### WHAT YOU WILL DO
Return, exactly as written, the lines from the one containing "Write a Python" through the one containing "from matplotlib.patches import Rectangle", with both ends included.

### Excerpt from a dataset
-.-.-
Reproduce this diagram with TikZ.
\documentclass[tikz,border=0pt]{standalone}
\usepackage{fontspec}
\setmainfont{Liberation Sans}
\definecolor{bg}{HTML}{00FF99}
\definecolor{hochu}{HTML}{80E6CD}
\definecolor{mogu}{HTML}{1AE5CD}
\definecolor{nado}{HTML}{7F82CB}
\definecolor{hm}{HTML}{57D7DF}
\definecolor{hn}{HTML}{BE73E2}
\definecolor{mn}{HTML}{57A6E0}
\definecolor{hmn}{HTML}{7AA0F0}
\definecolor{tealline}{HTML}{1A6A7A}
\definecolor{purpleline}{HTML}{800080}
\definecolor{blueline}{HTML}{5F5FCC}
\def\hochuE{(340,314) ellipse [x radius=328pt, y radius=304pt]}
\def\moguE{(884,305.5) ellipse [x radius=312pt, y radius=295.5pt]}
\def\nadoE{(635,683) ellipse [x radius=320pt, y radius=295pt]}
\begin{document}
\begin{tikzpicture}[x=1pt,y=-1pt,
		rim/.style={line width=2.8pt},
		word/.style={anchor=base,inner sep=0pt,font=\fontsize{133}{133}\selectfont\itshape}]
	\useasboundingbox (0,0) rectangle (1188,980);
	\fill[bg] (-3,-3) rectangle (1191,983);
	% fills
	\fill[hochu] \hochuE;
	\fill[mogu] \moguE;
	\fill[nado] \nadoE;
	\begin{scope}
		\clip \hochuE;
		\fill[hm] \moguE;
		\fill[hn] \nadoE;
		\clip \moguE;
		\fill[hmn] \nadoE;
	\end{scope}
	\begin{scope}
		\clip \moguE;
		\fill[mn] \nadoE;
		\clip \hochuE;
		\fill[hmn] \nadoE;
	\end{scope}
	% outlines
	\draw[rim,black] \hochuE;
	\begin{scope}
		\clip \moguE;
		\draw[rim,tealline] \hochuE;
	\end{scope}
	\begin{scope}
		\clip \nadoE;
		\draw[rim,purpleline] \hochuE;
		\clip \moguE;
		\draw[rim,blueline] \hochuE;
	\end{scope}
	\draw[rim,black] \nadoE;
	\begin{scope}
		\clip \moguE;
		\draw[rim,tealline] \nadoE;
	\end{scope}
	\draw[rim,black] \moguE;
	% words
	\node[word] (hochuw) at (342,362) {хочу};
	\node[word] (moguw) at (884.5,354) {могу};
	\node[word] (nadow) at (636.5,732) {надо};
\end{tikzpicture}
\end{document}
-.-.-
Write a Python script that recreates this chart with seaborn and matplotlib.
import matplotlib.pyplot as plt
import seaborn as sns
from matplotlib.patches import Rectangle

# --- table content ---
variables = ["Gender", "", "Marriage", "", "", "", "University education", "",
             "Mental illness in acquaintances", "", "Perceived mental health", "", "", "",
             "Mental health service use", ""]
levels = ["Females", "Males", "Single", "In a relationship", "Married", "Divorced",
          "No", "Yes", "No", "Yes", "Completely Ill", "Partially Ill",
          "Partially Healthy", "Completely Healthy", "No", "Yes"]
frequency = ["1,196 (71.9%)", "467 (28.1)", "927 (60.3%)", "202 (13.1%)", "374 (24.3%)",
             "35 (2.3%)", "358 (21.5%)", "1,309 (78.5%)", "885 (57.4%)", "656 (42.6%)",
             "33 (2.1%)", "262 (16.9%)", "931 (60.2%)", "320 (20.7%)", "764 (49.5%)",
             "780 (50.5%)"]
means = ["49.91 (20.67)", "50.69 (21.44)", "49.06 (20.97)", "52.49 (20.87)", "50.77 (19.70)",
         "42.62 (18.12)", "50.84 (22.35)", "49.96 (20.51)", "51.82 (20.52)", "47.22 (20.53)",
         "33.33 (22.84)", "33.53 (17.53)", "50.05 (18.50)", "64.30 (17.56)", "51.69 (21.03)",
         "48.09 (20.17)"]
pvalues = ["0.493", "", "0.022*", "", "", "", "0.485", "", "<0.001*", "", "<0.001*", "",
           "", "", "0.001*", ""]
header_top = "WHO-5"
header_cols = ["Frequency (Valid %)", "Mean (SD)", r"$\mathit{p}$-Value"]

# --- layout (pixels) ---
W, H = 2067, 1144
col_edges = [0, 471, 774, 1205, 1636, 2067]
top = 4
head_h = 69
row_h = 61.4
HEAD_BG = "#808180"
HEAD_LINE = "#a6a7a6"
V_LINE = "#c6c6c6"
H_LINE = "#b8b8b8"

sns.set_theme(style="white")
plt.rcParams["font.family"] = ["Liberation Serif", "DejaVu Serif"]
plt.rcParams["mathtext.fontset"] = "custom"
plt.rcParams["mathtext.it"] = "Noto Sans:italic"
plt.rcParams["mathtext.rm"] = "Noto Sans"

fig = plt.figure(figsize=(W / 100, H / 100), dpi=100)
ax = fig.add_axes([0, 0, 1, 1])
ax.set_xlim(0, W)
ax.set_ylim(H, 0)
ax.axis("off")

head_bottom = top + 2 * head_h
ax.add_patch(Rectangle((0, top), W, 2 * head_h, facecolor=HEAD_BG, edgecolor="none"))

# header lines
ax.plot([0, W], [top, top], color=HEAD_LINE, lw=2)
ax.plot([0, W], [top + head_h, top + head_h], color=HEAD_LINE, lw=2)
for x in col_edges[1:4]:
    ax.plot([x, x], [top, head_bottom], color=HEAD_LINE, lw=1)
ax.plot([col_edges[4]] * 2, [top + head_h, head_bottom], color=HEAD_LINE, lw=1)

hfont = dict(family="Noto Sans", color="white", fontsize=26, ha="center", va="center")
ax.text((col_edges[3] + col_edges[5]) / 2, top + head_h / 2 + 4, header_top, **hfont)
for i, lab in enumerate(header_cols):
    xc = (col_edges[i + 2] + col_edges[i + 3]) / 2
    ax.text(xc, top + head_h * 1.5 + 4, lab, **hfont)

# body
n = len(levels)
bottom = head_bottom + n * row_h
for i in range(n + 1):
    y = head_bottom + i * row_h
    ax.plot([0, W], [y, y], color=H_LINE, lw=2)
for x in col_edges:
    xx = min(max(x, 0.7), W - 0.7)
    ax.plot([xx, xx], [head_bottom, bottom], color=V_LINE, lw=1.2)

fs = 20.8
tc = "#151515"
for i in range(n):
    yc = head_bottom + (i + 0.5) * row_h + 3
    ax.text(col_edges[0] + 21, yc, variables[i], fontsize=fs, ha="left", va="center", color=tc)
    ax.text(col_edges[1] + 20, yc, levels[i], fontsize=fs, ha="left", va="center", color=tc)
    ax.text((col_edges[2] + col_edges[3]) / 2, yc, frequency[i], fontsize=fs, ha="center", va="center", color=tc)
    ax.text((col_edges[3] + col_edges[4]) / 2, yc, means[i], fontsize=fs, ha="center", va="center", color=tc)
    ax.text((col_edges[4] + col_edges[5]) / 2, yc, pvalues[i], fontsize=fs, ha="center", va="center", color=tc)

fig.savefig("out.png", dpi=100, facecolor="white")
-.-.-
### CORRECT RESPONSE
Write a Python script that recreates this chart with seaborn and matplotlib.
import matplotlib.pyplot as plt
import seaborn as sns
from matplotlib.patches import Rectangle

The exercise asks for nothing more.